Your goal >>
In the listing below, locate the line with "Give me the Bokeh source for this chart." and the line with "ws_22 = ws_21 + [22]", then output both and everything between them exactly, minus any pictures.

Figure scripts

━━━━━━

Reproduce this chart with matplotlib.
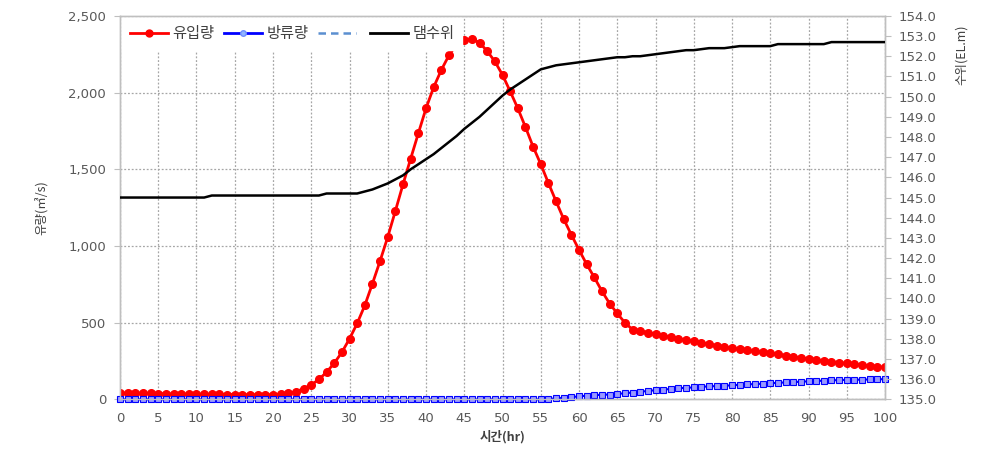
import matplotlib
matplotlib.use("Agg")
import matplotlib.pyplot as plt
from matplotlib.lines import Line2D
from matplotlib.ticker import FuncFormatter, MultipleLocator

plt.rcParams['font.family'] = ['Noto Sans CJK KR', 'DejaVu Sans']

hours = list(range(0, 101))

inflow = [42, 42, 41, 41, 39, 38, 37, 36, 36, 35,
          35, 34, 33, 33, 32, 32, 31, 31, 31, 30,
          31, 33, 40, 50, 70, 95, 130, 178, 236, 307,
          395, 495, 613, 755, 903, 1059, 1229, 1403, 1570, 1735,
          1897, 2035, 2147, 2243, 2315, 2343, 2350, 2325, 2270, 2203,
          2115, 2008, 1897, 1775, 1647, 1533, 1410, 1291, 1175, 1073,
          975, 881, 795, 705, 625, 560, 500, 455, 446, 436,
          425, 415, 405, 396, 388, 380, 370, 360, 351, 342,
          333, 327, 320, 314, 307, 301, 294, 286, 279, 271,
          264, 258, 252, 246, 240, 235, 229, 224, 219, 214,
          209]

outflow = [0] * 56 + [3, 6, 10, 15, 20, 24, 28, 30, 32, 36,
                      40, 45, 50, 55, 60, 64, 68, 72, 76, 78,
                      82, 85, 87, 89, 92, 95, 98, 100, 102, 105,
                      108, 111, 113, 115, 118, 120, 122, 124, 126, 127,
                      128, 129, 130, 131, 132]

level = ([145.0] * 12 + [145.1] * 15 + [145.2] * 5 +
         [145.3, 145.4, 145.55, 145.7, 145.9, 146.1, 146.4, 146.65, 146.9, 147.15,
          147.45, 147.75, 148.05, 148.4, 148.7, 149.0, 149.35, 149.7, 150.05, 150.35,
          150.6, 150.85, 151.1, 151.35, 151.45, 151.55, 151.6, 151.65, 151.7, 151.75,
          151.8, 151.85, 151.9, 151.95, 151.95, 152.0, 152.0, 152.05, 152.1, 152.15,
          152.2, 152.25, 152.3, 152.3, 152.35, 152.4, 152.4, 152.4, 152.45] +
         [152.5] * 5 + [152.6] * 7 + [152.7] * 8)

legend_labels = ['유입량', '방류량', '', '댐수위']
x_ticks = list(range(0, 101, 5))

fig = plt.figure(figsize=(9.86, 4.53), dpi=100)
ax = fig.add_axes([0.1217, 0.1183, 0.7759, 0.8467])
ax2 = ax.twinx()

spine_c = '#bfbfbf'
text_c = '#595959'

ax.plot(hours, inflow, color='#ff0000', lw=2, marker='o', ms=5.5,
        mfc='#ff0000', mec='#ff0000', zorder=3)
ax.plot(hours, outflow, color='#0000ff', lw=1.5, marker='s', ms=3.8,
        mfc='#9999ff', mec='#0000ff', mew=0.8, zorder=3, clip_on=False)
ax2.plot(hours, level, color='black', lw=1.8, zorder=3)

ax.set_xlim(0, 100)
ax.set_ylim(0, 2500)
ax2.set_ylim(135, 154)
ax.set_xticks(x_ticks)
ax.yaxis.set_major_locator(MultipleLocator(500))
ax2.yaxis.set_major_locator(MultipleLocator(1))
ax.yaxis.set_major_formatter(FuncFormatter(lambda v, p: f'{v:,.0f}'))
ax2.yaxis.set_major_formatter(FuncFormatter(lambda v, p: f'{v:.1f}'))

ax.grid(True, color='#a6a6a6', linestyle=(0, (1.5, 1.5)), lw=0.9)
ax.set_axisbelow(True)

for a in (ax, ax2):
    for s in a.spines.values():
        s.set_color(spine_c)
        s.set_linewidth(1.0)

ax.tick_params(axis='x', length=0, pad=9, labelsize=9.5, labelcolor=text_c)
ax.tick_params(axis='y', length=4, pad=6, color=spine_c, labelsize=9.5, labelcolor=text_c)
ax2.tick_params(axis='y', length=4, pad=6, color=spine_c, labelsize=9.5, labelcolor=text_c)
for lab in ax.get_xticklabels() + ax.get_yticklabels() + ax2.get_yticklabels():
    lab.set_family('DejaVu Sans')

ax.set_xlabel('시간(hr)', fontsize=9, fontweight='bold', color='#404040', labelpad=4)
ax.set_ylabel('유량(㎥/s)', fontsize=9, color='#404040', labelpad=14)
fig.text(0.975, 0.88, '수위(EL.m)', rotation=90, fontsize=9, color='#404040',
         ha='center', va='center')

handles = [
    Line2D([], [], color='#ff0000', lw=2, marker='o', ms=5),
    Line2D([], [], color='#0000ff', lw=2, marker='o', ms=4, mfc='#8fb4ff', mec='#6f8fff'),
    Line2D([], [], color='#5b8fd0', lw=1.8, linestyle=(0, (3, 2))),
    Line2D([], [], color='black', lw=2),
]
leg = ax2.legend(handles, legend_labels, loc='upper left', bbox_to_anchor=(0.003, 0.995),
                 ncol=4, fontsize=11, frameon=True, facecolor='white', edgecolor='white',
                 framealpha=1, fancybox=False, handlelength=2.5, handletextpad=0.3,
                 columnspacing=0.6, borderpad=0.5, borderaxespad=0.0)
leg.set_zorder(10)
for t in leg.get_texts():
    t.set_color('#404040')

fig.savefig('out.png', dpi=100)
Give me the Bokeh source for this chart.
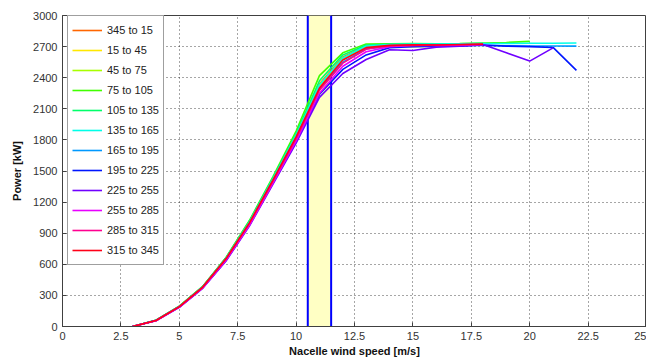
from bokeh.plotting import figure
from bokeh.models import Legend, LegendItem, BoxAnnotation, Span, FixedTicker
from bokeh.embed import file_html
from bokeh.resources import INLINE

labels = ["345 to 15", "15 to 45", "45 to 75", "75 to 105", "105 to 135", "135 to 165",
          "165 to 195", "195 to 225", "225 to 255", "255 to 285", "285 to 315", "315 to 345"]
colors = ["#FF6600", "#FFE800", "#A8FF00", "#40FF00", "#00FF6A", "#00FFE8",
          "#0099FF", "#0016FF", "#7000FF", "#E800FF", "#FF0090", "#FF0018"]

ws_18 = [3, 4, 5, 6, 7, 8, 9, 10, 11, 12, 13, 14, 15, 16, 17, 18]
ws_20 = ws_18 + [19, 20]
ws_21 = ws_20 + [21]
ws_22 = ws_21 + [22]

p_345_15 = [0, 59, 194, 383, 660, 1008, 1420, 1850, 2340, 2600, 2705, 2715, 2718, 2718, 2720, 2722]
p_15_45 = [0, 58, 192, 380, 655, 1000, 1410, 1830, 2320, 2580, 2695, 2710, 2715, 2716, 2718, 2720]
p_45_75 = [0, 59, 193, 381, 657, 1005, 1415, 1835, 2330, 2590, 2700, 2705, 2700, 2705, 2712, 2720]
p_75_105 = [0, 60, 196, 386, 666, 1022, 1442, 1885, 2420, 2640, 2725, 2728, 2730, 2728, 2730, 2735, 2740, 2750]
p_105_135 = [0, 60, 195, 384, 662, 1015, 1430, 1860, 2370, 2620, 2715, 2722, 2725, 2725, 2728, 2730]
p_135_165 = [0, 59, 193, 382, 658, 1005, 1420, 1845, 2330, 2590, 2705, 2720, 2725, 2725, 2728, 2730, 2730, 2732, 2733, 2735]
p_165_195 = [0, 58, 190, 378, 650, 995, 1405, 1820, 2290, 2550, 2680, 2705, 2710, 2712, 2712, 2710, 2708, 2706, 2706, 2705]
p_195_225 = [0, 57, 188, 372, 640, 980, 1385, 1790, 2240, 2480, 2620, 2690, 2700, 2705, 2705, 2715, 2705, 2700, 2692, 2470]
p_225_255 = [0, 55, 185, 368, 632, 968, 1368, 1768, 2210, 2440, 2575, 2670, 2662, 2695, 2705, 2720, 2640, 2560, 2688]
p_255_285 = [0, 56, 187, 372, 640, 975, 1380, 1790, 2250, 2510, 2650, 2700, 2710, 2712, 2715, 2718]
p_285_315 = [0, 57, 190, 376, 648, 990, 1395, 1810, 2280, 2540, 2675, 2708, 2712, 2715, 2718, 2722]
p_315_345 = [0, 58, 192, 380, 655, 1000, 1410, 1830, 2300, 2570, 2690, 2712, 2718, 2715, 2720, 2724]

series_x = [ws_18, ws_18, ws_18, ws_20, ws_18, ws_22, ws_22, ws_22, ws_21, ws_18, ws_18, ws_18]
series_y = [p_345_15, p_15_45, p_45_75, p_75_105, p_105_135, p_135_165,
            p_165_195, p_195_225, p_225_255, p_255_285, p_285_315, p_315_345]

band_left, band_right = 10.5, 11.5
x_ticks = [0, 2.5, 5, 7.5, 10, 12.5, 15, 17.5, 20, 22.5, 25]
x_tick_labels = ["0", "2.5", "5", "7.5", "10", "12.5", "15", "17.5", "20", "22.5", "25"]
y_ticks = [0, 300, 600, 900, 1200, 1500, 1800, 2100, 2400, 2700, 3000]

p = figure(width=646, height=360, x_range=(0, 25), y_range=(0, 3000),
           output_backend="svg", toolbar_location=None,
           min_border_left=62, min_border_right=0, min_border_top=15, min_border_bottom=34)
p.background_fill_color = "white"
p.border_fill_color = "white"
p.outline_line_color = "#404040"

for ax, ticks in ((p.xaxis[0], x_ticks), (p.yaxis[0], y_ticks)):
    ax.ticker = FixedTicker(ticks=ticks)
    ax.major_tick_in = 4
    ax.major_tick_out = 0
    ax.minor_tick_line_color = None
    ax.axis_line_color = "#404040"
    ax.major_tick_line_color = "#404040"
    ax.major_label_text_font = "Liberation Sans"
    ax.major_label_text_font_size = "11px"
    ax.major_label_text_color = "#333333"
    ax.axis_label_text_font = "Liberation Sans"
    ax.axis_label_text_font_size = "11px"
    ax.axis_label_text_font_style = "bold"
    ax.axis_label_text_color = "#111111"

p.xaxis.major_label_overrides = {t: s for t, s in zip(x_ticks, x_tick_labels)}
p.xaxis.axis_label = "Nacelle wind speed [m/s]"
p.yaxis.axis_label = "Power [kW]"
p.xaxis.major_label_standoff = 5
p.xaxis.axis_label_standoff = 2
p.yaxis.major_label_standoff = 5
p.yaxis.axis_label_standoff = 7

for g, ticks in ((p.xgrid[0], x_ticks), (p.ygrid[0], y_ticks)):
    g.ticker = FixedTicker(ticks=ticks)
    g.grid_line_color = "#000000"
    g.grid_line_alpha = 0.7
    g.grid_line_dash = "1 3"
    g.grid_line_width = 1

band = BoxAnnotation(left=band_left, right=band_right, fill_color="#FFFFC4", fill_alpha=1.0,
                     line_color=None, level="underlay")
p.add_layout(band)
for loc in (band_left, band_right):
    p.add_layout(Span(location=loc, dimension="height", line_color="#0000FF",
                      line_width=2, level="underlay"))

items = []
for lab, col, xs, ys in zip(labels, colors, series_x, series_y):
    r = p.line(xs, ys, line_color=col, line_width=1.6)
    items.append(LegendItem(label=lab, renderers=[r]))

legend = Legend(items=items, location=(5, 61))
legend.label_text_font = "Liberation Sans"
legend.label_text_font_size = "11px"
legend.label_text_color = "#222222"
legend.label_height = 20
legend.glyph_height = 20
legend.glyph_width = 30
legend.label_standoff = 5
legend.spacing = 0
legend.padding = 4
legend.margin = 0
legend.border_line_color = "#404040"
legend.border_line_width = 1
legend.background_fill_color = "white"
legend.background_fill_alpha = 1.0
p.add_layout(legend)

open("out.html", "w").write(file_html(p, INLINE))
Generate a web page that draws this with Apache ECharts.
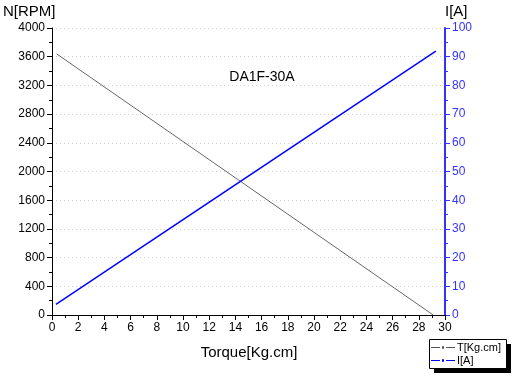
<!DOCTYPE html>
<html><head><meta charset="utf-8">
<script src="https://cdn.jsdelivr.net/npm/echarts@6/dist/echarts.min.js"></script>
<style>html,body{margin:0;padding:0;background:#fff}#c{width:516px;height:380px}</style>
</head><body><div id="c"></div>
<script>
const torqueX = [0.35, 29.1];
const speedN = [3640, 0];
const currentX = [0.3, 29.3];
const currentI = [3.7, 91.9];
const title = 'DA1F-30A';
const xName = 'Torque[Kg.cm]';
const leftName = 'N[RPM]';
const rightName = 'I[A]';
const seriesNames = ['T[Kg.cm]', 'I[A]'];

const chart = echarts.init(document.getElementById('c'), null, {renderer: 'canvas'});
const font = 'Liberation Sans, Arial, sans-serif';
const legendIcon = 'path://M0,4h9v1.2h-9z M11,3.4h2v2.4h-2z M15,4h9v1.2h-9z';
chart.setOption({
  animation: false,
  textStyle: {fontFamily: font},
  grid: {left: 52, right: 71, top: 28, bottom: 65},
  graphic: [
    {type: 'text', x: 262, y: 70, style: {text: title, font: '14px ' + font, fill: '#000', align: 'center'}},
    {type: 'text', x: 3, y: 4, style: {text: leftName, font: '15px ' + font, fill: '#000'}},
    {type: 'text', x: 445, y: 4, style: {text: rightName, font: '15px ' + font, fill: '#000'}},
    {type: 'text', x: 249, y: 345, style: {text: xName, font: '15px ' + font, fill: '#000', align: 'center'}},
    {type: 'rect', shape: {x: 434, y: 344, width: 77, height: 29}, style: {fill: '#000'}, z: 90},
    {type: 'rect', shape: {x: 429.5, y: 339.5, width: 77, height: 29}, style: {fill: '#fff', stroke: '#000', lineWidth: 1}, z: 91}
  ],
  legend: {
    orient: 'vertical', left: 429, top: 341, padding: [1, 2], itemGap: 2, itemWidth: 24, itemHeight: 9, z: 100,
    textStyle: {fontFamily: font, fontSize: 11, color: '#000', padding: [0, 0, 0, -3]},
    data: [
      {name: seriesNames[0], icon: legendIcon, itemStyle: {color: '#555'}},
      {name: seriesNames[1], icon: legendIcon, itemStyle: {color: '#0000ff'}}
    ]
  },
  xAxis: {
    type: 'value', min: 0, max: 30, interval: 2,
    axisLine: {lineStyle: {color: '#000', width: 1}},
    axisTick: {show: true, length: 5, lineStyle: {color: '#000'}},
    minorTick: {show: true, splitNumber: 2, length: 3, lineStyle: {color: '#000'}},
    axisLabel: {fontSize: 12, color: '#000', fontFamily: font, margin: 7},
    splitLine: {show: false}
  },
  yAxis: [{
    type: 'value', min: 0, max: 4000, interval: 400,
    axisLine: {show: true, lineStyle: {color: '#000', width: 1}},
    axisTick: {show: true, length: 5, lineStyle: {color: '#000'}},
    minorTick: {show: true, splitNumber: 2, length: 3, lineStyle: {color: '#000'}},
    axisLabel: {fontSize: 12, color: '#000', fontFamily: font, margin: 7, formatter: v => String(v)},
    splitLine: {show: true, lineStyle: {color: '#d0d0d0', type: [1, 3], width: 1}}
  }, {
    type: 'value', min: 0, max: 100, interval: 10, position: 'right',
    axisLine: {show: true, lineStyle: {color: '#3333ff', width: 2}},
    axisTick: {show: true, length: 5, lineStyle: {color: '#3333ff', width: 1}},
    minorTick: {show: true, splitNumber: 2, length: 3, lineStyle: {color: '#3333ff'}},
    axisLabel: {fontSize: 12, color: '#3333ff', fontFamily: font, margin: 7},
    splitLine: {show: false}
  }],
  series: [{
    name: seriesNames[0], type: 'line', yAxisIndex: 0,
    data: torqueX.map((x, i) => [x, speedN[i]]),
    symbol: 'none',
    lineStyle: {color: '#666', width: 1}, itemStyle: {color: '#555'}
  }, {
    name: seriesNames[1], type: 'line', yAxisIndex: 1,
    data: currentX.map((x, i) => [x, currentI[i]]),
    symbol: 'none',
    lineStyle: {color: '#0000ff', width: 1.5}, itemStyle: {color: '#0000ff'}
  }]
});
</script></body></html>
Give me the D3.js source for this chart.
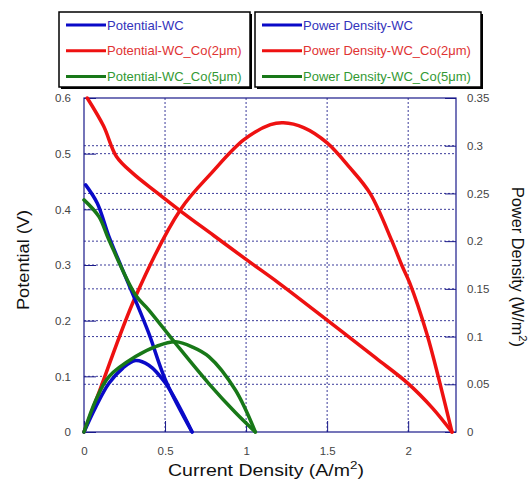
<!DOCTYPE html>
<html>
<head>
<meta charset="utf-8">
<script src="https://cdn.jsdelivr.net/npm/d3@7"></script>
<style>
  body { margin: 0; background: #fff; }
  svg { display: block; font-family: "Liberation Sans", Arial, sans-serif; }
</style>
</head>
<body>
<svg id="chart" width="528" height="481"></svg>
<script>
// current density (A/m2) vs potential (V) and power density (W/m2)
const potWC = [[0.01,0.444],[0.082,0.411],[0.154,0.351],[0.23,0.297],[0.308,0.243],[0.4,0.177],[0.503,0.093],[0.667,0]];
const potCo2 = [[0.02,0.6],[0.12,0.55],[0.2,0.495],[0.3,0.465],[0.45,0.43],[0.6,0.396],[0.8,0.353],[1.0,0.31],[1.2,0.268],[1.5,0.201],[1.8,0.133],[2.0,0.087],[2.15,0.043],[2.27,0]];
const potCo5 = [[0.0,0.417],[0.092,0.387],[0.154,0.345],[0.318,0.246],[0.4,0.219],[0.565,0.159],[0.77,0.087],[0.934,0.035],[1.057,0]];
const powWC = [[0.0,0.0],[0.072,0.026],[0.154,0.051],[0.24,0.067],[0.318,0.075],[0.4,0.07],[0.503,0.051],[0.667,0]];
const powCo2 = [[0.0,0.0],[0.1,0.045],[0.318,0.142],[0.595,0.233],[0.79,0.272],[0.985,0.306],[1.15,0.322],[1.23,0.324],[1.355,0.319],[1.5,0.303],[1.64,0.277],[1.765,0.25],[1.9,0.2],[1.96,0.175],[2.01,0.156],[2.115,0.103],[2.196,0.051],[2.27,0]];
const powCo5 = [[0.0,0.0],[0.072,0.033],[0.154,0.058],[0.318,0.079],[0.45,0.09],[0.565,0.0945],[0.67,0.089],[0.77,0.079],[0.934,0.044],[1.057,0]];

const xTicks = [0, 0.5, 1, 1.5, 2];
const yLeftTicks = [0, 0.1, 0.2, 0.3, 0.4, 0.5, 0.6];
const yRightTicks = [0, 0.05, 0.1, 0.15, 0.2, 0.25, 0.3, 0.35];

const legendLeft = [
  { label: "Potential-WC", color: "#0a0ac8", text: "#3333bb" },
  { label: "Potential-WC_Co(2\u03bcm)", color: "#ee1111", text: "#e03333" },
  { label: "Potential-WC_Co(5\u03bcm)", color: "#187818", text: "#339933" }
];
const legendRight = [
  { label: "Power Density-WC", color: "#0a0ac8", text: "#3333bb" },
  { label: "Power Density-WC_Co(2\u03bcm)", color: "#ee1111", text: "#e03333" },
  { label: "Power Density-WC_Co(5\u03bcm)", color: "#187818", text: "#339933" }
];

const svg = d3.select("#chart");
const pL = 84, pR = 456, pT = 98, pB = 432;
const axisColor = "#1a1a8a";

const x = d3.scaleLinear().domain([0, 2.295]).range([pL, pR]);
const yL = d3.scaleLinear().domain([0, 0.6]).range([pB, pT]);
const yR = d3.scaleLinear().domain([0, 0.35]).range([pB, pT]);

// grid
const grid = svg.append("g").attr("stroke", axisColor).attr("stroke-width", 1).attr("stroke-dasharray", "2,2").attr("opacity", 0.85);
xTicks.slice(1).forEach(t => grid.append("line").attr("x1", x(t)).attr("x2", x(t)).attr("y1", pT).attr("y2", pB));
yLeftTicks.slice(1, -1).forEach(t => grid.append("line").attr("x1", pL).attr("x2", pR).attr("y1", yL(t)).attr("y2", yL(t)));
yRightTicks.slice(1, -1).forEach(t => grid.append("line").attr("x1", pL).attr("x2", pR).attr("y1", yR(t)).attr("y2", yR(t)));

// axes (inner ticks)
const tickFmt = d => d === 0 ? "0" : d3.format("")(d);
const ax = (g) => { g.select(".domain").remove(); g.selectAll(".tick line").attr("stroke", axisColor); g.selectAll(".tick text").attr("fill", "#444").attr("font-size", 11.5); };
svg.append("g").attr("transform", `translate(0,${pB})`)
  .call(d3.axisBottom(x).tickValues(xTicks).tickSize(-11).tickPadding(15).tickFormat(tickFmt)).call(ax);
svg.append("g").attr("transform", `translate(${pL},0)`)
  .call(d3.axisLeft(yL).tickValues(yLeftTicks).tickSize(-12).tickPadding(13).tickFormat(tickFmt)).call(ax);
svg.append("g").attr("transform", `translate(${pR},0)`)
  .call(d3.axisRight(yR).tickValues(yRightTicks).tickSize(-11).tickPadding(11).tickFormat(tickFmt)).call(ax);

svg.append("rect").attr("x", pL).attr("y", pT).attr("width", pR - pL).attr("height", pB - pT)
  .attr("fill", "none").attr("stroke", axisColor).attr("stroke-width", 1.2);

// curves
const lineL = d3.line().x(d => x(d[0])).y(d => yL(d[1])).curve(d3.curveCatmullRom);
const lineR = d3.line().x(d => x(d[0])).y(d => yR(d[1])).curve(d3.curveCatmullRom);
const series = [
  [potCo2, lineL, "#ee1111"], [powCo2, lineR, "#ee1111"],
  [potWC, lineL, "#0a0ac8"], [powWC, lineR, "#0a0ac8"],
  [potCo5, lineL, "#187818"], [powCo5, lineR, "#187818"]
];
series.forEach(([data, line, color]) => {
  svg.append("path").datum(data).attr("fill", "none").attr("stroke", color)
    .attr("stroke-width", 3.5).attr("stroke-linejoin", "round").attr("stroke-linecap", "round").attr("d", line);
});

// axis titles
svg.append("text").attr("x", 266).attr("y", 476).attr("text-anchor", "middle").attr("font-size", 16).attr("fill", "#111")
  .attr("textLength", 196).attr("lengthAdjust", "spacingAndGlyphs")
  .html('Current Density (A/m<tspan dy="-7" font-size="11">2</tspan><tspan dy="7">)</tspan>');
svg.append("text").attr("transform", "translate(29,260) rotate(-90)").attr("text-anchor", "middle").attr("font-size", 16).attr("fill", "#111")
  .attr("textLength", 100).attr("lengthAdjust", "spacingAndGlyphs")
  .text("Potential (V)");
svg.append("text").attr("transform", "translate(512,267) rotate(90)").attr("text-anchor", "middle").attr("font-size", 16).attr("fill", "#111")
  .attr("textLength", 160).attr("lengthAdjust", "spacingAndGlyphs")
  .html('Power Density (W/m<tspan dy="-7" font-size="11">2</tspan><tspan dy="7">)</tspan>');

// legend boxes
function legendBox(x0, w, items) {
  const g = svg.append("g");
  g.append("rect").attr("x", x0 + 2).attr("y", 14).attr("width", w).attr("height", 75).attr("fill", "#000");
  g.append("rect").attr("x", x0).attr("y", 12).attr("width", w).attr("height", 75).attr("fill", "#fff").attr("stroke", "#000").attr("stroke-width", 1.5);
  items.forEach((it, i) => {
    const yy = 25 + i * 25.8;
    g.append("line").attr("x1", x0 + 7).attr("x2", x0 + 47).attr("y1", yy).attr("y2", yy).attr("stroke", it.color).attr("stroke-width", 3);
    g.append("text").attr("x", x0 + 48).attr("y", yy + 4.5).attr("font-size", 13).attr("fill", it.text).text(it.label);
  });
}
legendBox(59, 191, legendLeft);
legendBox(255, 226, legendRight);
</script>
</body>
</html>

━━━━━━

The output >>
Give me the Bokeh source for this chart.
from bokeh.plotting import figure
from bokeh.models import Legend, LegendItem, BoxAnnotation, Span, FixedTicker
from bokeh.embed import file_html
from bokeh.resources import INLINE

labels = ["345 to 15", "15 to 45", "45 to 75", "75 to 105", "105 to 135", "135 to 165",
          "165 to 195", "195 to 225", "225 to 255", "255 to 285", "285 to 315", "315 to 345"]
colors = ["#FF6600", "#FFE800", "#A8FF00", "#40FF00", "#00FF6A", "#00FFE8",
          "#0099FF", "#0016FF", "#7000FF", "#E800FF", "#FF0090", "#FF0018"]

ws_18 = [3, 4, 5, 6, 7, 8, 9, 10, 11, 12, 13, 14, 15, 16, 17, 18]
ws_20 = ws_18 + [19, 20]
ws_21 = ws_20 + [21]
ws_22 = ws_21 + [22]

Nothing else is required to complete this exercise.